Par son acte, il a d’une certaine manière cherché à supprimer des individus qui sont autant de miroirs d’aspirations inabouties. Pour brûler une image négative qui lui est, selon lui, sans cesse opposée, le tueur de masse en supprime les vecteurs : les gays, les riches, les puissants…

Plus assidu au club de gym qu’à la prière…

Dans ce contexte, il est légitime de se demander si les institutions, notamment policières, auraient pu empêcher un tel acte. Aurait-il pu être détecté ? Comment se fait-il que le background check (vérification de la moralité de la personne) qui a été réalisé avant qu’il ne devienne un agent de sécurité n’ait pas permis de signaler quoi que ce soit ? Comment se fait-il qu’on ait pu lui accorder une licence de port d’armes alors qu’Omar Mateen était reconnu comme étant violent ?

Difficile de savoir encore si les services de police américains ont commis des erreurs. Néanmoins, à la lecture des articles déjà parus dans la presse, il paraît compliqué de les accuser. Si le tueur était un mari violent, cela n’en fait pas une personne qu’il convient de mettre sous surveillance.

Un membre du FBI inspecte l’un des murs du Pulse, à Orlando. Joe Raedle/GETTY IMAGES NORTH AMERICA/AFP

De même, ses liens avec Daech paraissent peu évidents à ce stade.
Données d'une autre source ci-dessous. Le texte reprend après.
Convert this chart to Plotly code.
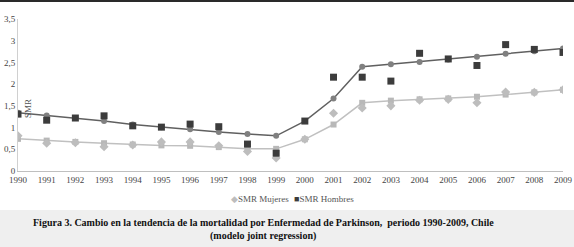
import plotly.graph_objects as go

years = list(range(1990, 2010))
year_labels = [str(y) for y in years]

smr_hombres = [1.31, 1.17, 1.22, 1.27, 1.04, 1.01, 1.08, 1.02, 0.62, 0.41,
               1.15, 2.16, 2.16, 2.07, 2.71, 2.58, 2.43, 2.91, 2.80, 2.73]
fit_hombres = [1.34, 1.28, 1.22, 1.15, 1.07, 1.01, 0.96, 0.90, 0.85, 0.81,
               1.15, 1.67, 2.40, 2.46, 2.51, 2.57, 2.63, 2.70, 2.76, 2.82]
smr_mujeres = [0.81, 0.64, 0.65, 0.56, 0.60, 0.67, 0.67, 0.58, 0.45, 0.30,
               0.73, 1.33, 1.45, 1.50, 1.63, 1.65, 1.57, 1.82, 1.81, 1.87]
fit_mujeres = [0.74, 0.70, 0.67, 0.64, 0.61, 0.59, 0.58, 0.55, 0.51, 0.51,
               0.73, 1.07, 1.57, 1.62, 1.65, 1.67, 1.71, 1.76, 1.81, 1.87]

y_ticks = [0, 0.5, 1, 1.5, 2, 2.5, 3, 3.5]
y_tick_labels = ["0", "0,5", "1", "1,5", "2", "2,5", "3", "3,5"]

font_family = "Liberation Serif, Times New Roman, serif"

fig = go.Figure()

fig.add_trace(go.Scatter(
    x=years, y=fit_mujeres, mode="lines+markers", showlegend=False,
    line=dict(color="#c0c0c0", width=1.5),
    marker=dict(symbol="square", size=6, color="#b8b8b8"),
))
fig.add_trace(go.Scatter(
    x=years, y=fit_hombres, mode="lines+markers", showlegend=False,
    line=dict(color="#606060", width=1.5),
    marker=dict(symbol="circle", size=6, color="#808080"),
))
fig.add_trace(go.Scatter(
    x=years, y=smr_mujeres, mode="markers", name="SMR Mujeres", showlegend=False,
    marker=dict(symbol="diamond", size=7, color="#bdbdbd"),
))
fig.add_trace(go.Scatter(
    x=years, y=smr_hombres, mode="markers", name="SMR Hombres", showlegend=False,
    marker=dict(symbol="square", size=7, color="#3c3c3c"),
))

# plot area: x 18..563, y 19..171 (px)
W, H = 574, 247
L, R, T, B = 18, 11, 19, 76
pw = W - L - R
ph = H - T - B

def py(ypx):
    return (H - B - ypx) / ph

def px(xpx):
    return (xpx - L) / pw

shapes = [
    dict(type="rect", xref="paper", yref="paper",
         x0=px(0), x1=px(W), y0=py(H + 2), y1=py(210),
         fillcolor="#efefef", line=dict(width=0), layer="below"),
    dict(type="rect", xref="paper", yref="paper",
         x0=px(-2), x1=px(W + 2), y0=py(2), y1=py(-2),
         fillcolor="#2a2a2a", line=dict(width=0), layer="above"),
]

annotations = [
    dict(text="<b>Figura 3. Cambio en la tendencia de la mortalidad por Enfermedad de Parkinson,  periodo 1990-2009, Chile</b>",
         xref="paper", yref="paper", x=px(263), y=py(222),
         xanchor="center", yanchor="middle", showarrow=False,
         font=dict(family=font_family, size=10, color="#111111")),
    dict(text="<b>(modelo joint regression)</b>",
         xref="paper", yref="paper", x=px(263), y=py(236),
         xanchor="center", yanchor="middle", showarrow=False,
         font=dict(family=font_family, size=10, color="#111111")),
    dict(text="SMR", xref="paper", yref="paper",
         x=px(28), y=py(109),
         xanchor="center", yanchor="middle", textangle=-90, showarrow=False,
         font=dict(family=font_family, size=9, color="#555555")),
    # legend
    dict(text="<span style='color:#bdbdbd'>◆</span>SMR Mujeres",
         xref="paper", yref="paper", x=px(229), y=py(199),
         xanchor="left", yanchor="middle", showarrow=False,
         font=dict(family=font_family, size=9, color="#555555")),
    dict(text="<span style='color:#3c3c3c'>■</span>SMR Hombres",
         xref="paper", yref="paper", x=px(292), y=py(199),
         xanchor="left", yanchor="middle", showarrow=False,
         font=dict(family=font_family, size=9, color="#555555")),
]

fig.update_layout(
    width=W, height=H,
    margin=dict(l=L, r=R, t=T, b=B, autoexpand=False),
    paper_bgcolor="white", plot_bgcolor="white",
    font=dict(family=font_family, size=9, color="#444444"),
    showlegend=False,
    shapes=shapes,
    annotations=annotations,
)

fig.update_xaxes(
    range=[1990, 2009], tickmode="array", tickvals=years, ticktext=year_labels,
    showgrid=False, zeroline=False, showline=True, linecolor="#bfbfbf", linewidth=1,
    ticks="", tickfont=dict(family=font_family, size=9, color="#444444"),
    automargin=False, fixedrange=True,
)
fig.update_yaxes(
    range=[0, 3.5], tickmode="array", tickvals=y_ticks, ticktext=y_tick_labels,
    showgrid=False, zeroline=False, showline=True, linecolor="#d0d0d0", linewidth=1,
    ticks="", tickfont=dict(family=font_family, size=9, color="#444444"),
    automargin=False, fixedrange=True,
)

fig.write_html("out.html", config={"displayModeBar": False},
               post_script="document.body.style.margin='0';")
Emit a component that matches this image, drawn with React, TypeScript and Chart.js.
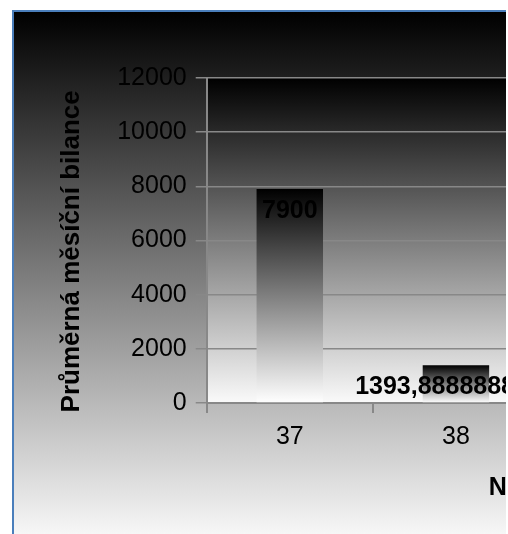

Peut-être Omar Mateen s’est-il radicalisé rapidement … Toujours est-il que sa femme assure que son ex-mari était plus assidu au club de gymnastique qu’à la prière… Dans ce contexte, les outils de surveillance sont insuffisants pour éviter le passage à l’acte de ce type de tueurs de masse. Le cas d’Omar Mateen démontre que le suivi des individus dangereux est souvent complexe et ne peut donner lieu à des solutions définitives.

Sentiment d’impuissance

S’il est difficile de détecter les individus, nos sociétés devraient en revanche mettre en place des systèmes de prévention permettant de réduire le risque de passage à l’acte. A cet égard, tous les pays qui ont renforcé leur législation sur les armes après des tueries de masse (Australie, Canada…) ont vu à la fois la chute drastique de leur nombre et, surtout, quand la tuerie de masse survenait malgré tout, celle du nombre de personnes tuées. Dans des pays où la réglementation est fortement contraignante, il est beaucoup plus difficile pour les tueurs de se procurer de nombreuses armes et donc de faire des dégâts.

Enfin, le caractère soudain et inexplicable de ces actes atroces et traumatisants nous confronte à un fort sentiment d’impuissance avec lequel nous ne sommes que très rarement aux prises. Les tueries de masse obligent toutes nos sociétés à se réinterroger sur leur mode de fonctionnement (valorisation de la performance individuelle, de la mobilité, de la compétitivité…), confrontées à la difficile équation consistant à favoriser la liberté individuelle tout en réduisant le risque de désinsertion sociale.